Merry Christmas, Mr Lawrence is particularly significant in his career. Sakamoto was hired as an actor to play a Japanese concentration camp commandant opposite David Bowie‘s British POW and, as he tells it here, being young and impetuous said “I’ll only do it if you let me write the music.” Quite apart from the sexual frisson between the two men culminating in the infamous scene where Bowie kisses Sakamoto in front of the commandant’s officers and prisoners, the other element that lodges in the viewer’s brain is the score.


The main theme remains Sakamoto’s best known and most widely recognised composition and is probably the nearest thing he has to a signature tune. It continues to function as his calling card in the movies and elsewhere. He’s performed and recorded it many times since and this documentary features a complete, recent performance of the tune in its entirety as well as archive footage of him playing it in the early eighties.

His film music commissions happened fast. For The Last Emperor he was hired as an actor then asked to contribute to the score. A clip from director Bernardo Bertolucci’s finished film shows how Sakamoto uses music to emphasise the diminishing of the Emperor as the Qing dynasty gives way to the communist Republic of China.

On Bertolucci and producer Jeremy Thomas’s next project The Sheltering Sky, the director wanted music composing at short notice just as Sakamoto was about to record in a studio with a full orchestra. “Morricone would do this,” threatened Bertolucci down the phone. Sakamoto put the orchestra session on hold for half an hour to compose the required music. In retrospect, he notes that he had no way of telling whether or not Morricone complied to such requests before deciding whether or not to do so himself.

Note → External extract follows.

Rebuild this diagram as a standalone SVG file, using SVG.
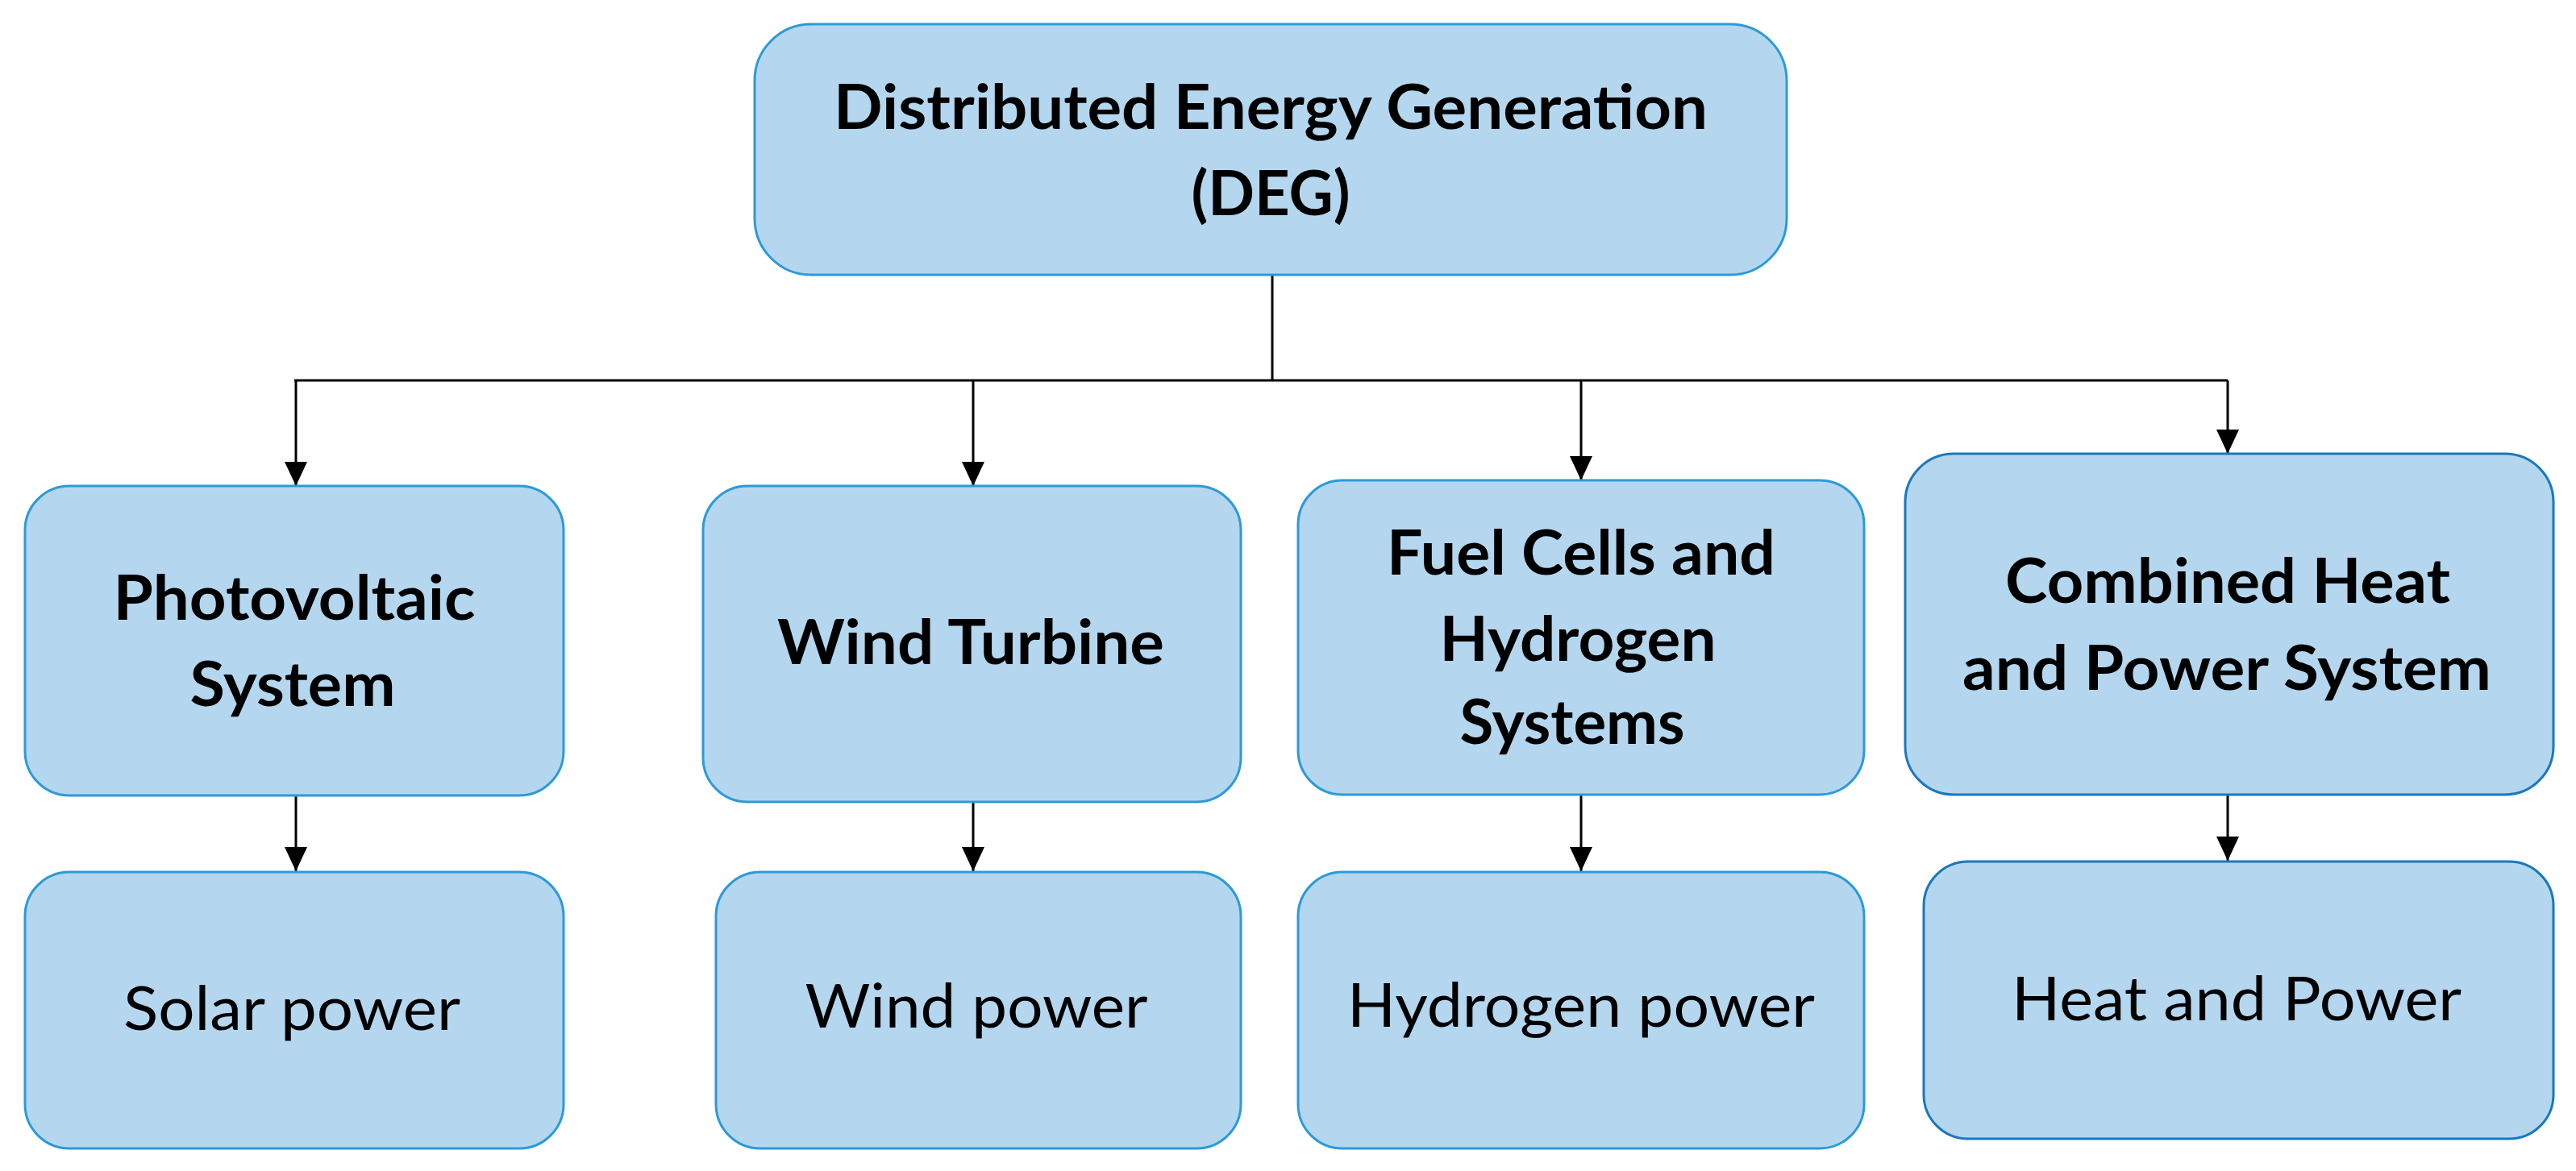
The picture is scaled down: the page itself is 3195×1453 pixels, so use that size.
<svg xmlns="http://www.w3.org/2000/svg" width="3195" height="1453" viewBox="0 0 3195 1453">
<style>
.box{fill:#B4D7EF;stroke:#2C9AD8;stroke-width:3}
.box2{fill:#B4D7EF;stroke:#1A78BD;stroke-width:3}
.b{font-family:Lato,"Liberation Sans",sans-serif;font-weight:bold;font-size:76px;fill:#000;text-anchor:middle}
.r{font-family:Lato,"Liberation Sans",sans-serif;font-weight:normal;font-size:76px;fill:#000;text-anchor:middle}
.ln{fill:none;stroke:#000;stroke-width:3}
</style>
<defs>
<marker id="ah" markerUnits="userSpaceOnUse" markerWidth="30" markerHeight="28" refX="30" refY="14" orient="auto" viewBox="0 0 30 28">
<path d="M0,0 L30,14 L0,28 z" fill="#000"/>
</marker>
</defs>
<rect width="3195" height="1453" fill="#fff"/>
<g id="connectors">
<path class="ln" d="M1578,341 V472 M365,472 H2763"/>
<path class="ln" d="M367,472 V603" marker-end="url(#ah)"/>
<path class="ln" d="M1207,472 V603" marker-end="url(#ah)"/>
<path class="ln" d="M1961,472 V596" marker-end="url(#ah)"/>
<path class="ln" d="M2763,472 V563" marker-end="url(#ah)"/>
<path class="ln" d="M367,987 V1081" marker-end="url(#ah)"/>
<path class="ln" d="M1207,995 V1081" marker-end="url(#ah)"/>
<path class="ln" d="M1961,986 V1081" marker-end="url(#ah)"/>
<path class="ln" d="M2763,986 V1068" marker-end="url(#ah)"/>
</g>
<g id="deg">
<rect class="box" x="936" y="30" width="1280" height="311" rx="70" ry="70"/>
<text class="b" x="1576" y="160" textLength="1084" lengthAdjust="spacingAndGlyphs">Distributed Energy Generation</text>
<text class="b" x="1576" y="267">(DEG)</text>
</g>
<g id="pv">
<rect class="box" x="31" y="603" width="668" height="384" rx="55" ry="55"/>
<text class="b" x="365" y="769" textLength="449" lengthAdjust="spacingAndGlyphs">Photovoltaic</text>
<text class="b" x="363" y="876" textLength="255" lengthAdjust="spacingAndGlyphs">System</text>
</g>
<g id="wt">
<rect class="box" x="872" y="603" width="667" height="392" rx="55" ry="55"/>
<text class="b" x="1204" y="824" textLength="480" lengthAdjust="spacingAndGlyphs">Wind Turbine</text>
</g>
<g id="fc">
<rect class="box" x="1610" y="596" width="702" height="390" rx="55" ry="55"/>
<text class="b" x="1961" y="713" textLength="482" lengthAdjust="spacingAndGlyphs">Fuel Cells and</text>
<text class="b" x="1957" y="820" textLength="343" lengthAdjust="spacingAndGlyphs">Hydrogen</text>
<text class="b" x="1950" y="923" textLength="279" lengthAdjust="spacingAndGlyphs">Systems</text>
</g>
<g id="chp">
<rect class="box2" x="2363" y="563" width="804" height="423" rx="60" ry="60"/>
<text class="b" x="2763" y="748" textLength="552" lengthAdjust="spacingAndGlyphs">Combined Heat</text>
<text class="b" x="2762" y="856" textLength="656" lengthAdjust="spacingAndGlyphs">and Power System</text>
</g>
<g id="solar">
<rect class="box" x="31" y="1082" width="668" height="343" rx="55" ry="55"/>
<text class="r" x="362" y="1278" textLength="418" lengthAdjust="spacingAndGlyphs">Solar power</text>
</g>
<g id="windp">
<rect class="box" x="888" y="1082" width="651" height="343" rx="55" ry="55"/>
<text class="r" x="1211" y="1275" textLength="425" lengthAdjust="spacingAndGlyphs">Wind power</text>
</g>
<g id="hydp">
<rect class="box" x="1610" y="1082" width="702" height="343" rx="55" ry="55"/>
<text class="r" x="1961" y="1274" textLength="580" lengthAdjust="spacingAndGlyphs">Hydrogen power</text>
</g>
<g id="hp">
<rect class="box2" x="2386" y="1069" width="781" height="344" rx="55" ry="55"/>
<text class="r" x="2774" y="1266" textLength="558" lengthAdjust="spacingAndGlyphs">Heat and Power</text>
</g>
</svg>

Space is also given over to more recent classical and avant-garde works, including Sakamoto’s opera Life (1999) which deals with the environment in the wake of the atomic bomb’s development. Tantalising performance footage shows repeating sound bites from Robert Oppenheimer whose face speaks on a wall of gigantic video screens.

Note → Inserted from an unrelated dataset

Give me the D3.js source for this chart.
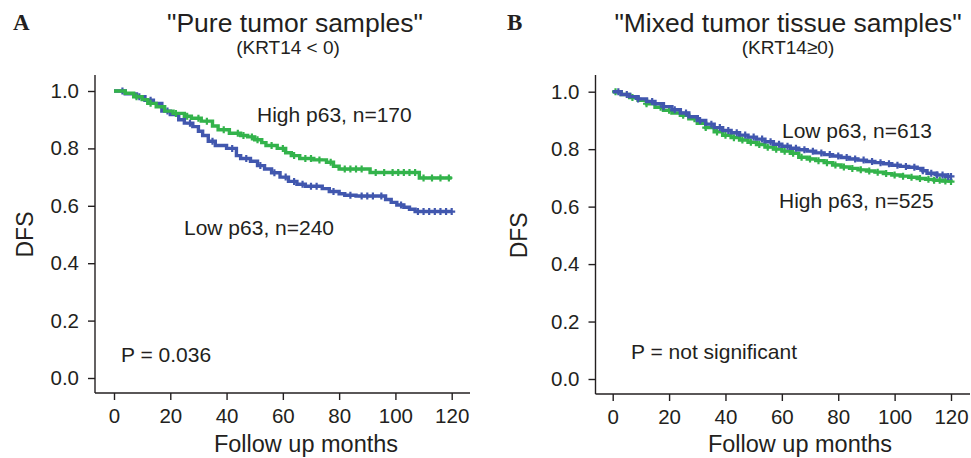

As might be guessed from Life’s subject matter, Sakamoto is something of an environmental activist in Japan. He wanders around the Fukushima contamination site in protective clothing and listens to eye-witnesses, speaks out against nuclear power at a rally and jumps at the chance to visit the polar ice cap where he records the sound of water running under the ice.

codaIn the end, sound is what motivates Sakamoto. He cites the late Russian film director Andrei Tarkovsky’s Solaris (1972) for its ambient soundscapes which incorporate the sound of running water. In his very Western-looking apartment he records rain as it falls first on a skylight then on wooden decking outside his back door. Not satisfied with the latter, he puts a plastic bucket over his head and goes outside to listen. On The Sheltering Sky he recorded author and narrator Paul Bowles’ speaking lines from his source novel. The results materialise on Sakamoto’s latest solo album Async (2017).

Only well into the film, when we see footage of the composer leaving his apartment, do we realise that he’s actually living in Manhattan. We see his black and white photographs taken in the aftermath of 9/11, a brief period when all music stopped, even for someone living as enclosed and isolated an existence as Sakamoto.

The documentary ends where it began, with the piano that survived the tsunami to find its voice changed into something even more poignant. This might be a metaphor for the composer himself in the aftermath of his cancer treatment and recovery were it not for the overall strength of his wider body of work, meaning that the newer works are up to par rather than any sort of crowning achievement.

Ryuichi Sakamoto: Coda is released in the UK and Ireland on 29th June 2018.Previewing at two special events at the BFI Southbank and the ICA, London, with Sakamoto in conversation, on 22nd and 23rd June 2018. Sakamoto also plays two concerts at the Barbican and MODE 2018, London on 20th and 24th June 2018.